Pictures stay out of the copy; set down each line of the listing below exactly.
--------------------
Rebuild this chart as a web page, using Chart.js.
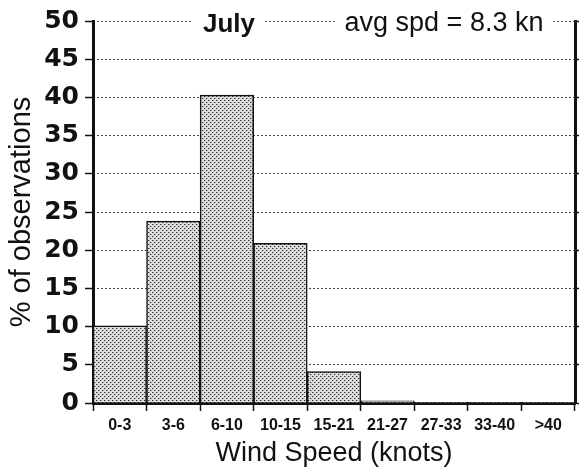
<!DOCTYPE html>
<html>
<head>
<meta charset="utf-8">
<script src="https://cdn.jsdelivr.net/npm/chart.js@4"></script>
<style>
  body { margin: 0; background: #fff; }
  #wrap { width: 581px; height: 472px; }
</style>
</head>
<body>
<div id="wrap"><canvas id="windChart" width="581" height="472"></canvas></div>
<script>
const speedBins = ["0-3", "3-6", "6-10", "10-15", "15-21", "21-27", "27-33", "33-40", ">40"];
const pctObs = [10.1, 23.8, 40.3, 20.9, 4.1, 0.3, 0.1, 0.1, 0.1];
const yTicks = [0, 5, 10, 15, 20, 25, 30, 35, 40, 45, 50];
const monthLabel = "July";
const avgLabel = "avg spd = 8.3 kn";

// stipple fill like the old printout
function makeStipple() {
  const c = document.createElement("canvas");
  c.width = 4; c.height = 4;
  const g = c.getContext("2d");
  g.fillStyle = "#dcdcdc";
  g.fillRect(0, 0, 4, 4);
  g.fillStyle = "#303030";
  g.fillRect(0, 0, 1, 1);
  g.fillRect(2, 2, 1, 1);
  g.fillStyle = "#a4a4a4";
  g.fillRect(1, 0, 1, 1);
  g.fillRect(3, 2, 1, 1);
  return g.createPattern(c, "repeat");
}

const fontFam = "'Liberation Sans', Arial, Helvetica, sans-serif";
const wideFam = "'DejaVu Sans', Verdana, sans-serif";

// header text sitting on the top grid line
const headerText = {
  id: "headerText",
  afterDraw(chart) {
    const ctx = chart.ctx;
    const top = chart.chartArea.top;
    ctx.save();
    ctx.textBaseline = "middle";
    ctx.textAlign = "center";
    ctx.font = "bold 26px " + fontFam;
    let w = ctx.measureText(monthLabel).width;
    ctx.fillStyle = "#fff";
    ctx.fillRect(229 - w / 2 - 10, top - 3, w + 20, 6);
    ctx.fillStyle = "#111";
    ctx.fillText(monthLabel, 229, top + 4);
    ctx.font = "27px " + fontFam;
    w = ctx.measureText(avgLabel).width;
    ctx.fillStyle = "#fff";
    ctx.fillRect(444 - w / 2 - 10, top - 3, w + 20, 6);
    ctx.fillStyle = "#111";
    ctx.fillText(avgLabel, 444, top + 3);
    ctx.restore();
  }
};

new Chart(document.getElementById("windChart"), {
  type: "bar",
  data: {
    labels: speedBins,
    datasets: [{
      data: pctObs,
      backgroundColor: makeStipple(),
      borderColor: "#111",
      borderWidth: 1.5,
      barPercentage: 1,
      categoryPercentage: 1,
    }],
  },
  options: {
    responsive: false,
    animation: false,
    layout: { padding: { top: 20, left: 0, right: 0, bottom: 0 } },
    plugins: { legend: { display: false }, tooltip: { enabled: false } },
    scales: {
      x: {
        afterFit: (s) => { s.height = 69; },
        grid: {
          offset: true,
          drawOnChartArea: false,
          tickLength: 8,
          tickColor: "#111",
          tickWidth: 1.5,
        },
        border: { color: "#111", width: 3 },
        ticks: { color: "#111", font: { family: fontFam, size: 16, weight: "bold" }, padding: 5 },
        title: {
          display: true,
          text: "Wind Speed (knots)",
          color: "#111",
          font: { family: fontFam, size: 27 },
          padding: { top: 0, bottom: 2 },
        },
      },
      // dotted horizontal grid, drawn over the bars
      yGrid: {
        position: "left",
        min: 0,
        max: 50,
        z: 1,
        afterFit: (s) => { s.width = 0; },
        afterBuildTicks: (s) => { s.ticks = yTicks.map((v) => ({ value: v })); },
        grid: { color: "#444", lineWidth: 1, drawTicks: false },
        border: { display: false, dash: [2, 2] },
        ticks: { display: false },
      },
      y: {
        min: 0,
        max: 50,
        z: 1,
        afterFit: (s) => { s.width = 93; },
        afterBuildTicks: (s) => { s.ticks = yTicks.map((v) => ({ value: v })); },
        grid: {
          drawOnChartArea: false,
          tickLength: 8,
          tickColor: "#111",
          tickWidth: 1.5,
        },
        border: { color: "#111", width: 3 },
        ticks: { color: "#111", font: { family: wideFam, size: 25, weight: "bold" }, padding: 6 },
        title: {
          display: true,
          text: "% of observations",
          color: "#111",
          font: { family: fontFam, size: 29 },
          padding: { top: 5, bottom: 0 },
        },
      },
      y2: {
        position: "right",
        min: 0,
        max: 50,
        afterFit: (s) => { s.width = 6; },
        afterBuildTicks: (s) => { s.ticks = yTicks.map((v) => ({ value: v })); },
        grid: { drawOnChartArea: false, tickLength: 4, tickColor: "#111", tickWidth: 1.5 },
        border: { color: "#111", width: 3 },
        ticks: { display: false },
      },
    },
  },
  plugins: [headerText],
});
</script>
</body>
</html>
--------------------
◆ SOLVED EXERCISE ◆
Rebuild this chart as a web page, using Chart.js.
<!DOCTYPE html>
<html>
<head>
<meta charset="utf-8">
<script src="https://cdn.jsdelivr.net/npm/chart.js@4"></script>
<style>
  body { margin: 0; background: #fff; }
  #wrap { width: 581px; height: 472px; }
</style>
</head>
<body>
<div id="wrap"><canvas id="windChart" width="581" height="472"></canvas></div>
<script>
const speedBins = ["0-3", "3-6", "6-10", "10-15", "15-21", "21-27", "27-33", "33-40", ">40"];
const pctObs = [10.1, 23.8, 40.3, 20.9, 4.1, 0.3, 0.1, 0.1, 0.1];
const yTicks = [0, 5, 10, 15, 20, 25, 30, 35, 40, 45, 50];
const monthLabel = "July";
const avgLabel = "avg spd = 8.3 kn";

// stipple fill like the old printout
function makeStipple() {
  const c = document.createElement("canvas");
  c.width = 4; c.height = 4;
  const g = c.getContext("2d");
  g.fillStyle = "#dcdcdc";
  g.fillRect(0, 0, 4, 4);
  g.fillStyle = "#303030";
  g.fillRect(0, 0, 1, 1);
  g.fillRect(2, 2, 1, 1);
  g.fillStyle = "#a4a4a4";
  g.fillRect(1, 0, 1, 1);
  g.fillRect(3, 2, 1, 1);
  return g.createPattern(c, "repeat");
}

const fontFam = "'Liberation Sans', Arial, Helvetica, sans-serif";
const wideFam = "'DejaVu Sans', Verdana, sans-serif";

// header text sitting on the top grid line
const headerText = {
  id: "headerText",
  afterDraw(chart) {
    const ctx = chart.ctx;
    const top = chart.chartArea.top;
    ctx.save();
    ctx.textBaseline = "middle";
    ctx.textAlign = "center";
    ctx.font = "bold 26px " + fontFam;
    let w = ctx.measureText(monthLabel).width;
    ctx.fillStyle = "#fff";
    ctx.fillRect(229 - w / 2 - 10, top - 3, w + 20, 6);
    ctx.fillStyle = "#111";
    ctx.fillText(monthLabel, 229, top + 4);
    ctx.font = "27px " + fontFam;
    w = ctx.measureText(avgLabel).width;
    ctx.fillStyle = "#fff";
    ctx.fillRect(444 - w / 2 - 10, top - 3, w + 20, 6);
    ctx.fillStyle = "#111";
    ctx.fillText(avgLabel, 444, top + 3);
    ctx.restore();
  }
};

new Chart(document.getElementById("windChart"), {
  type: "bar",
  data: {
    labels: speedBins,
    datasets: [{
      data: pctObs,
      backgroundColor: makeStipple(),
      borderColor: "#111",
      borderWidth: 1.5,
      barPercentage: 1,
      categoryPercentage: 1,
    }],
  },
  options: {
    responsive: false,
    animation: false,
    layout: { padding: { top: 20, left: 0, right: 0, bottom: 0 } },
    plugins: { legend: { display: false }, tooltip: { enabled: false } },
    scales: {
      x: {
        afterFit: (s) => { s.height = 69; },
        grid: {
          offset: true,
          drawOnChartArea: false,
          tickLength: 8,
          tickColor: "#111",
          tickWidth: 1.5,
        },
        border: { color: "#111", width: 3 },
        ticks: { color: "#111", font: { family: fontFam, size: 16, weight: "bold" }, padding: 5 },
        title: {
          display: true,
          text: "Wind Speed (knots)",
          color: "#111",
          font: { family: fontFam, size: 27 },
          padding: { top: 0, bottom: 2 },
        },
      },
      // dotted horizontal grid, drawn over the bars
      yGrid: {
        position: "left",
        min: 0,
        max: 50,
        z: 1,
        afterFit: (s) => { s.width = 0; },
        afterBuildTicks: (s) => { s.ticks = yTicks.map((v) => ({ value: v })); },
        grid: { color: "#444", lineWidth: 1, drawTicks: false },
        border: { display: false, dash: [2, 2] },
        ticks: { display: false },
      },
      y: {
        min: 0,
        max: 50,
        z: 1,
        afterFit: (s) => { s.width = 93; },
        afterBuildTicks: (s) => { s.ticks = yTicks.map((v) => ({ value: v })); },
        grid: {
          drawOnChartArea: false,
          tickLength: 8,
          tickColor: "#111",
          tickWidth: 1.5,
        },
        border: { color: "#111", width: 3 },
        ticks: { color: "#111", font: { family: wideFam, size: 25, weight: "bold" }, padding: 6 },
        title: {
          display: true,
          text: "% of observations",
          color: "#111",
          font: { family: fontFam, size: 29 },
          padding: { top: 5, bottom: 0 },
        },
      },
      y2: {
        position: "right",
        min: 0,
        max: 50,
        afterFit: (s) => { s.width = 6; },
        afterBuildTicks: (s) => { s.ticks = yTicks.map((v) => ({ value: v })); },
        grid: { drawOnChartArea: false, tickLength: 4, tickColor: "#111", tickWidth: 1.5 },
        border: { color: "#111", width: 3 },
        ticks: { display: false },
      },
    },
  },
  plugins: [headerText],
});
</script>
</body>
</html>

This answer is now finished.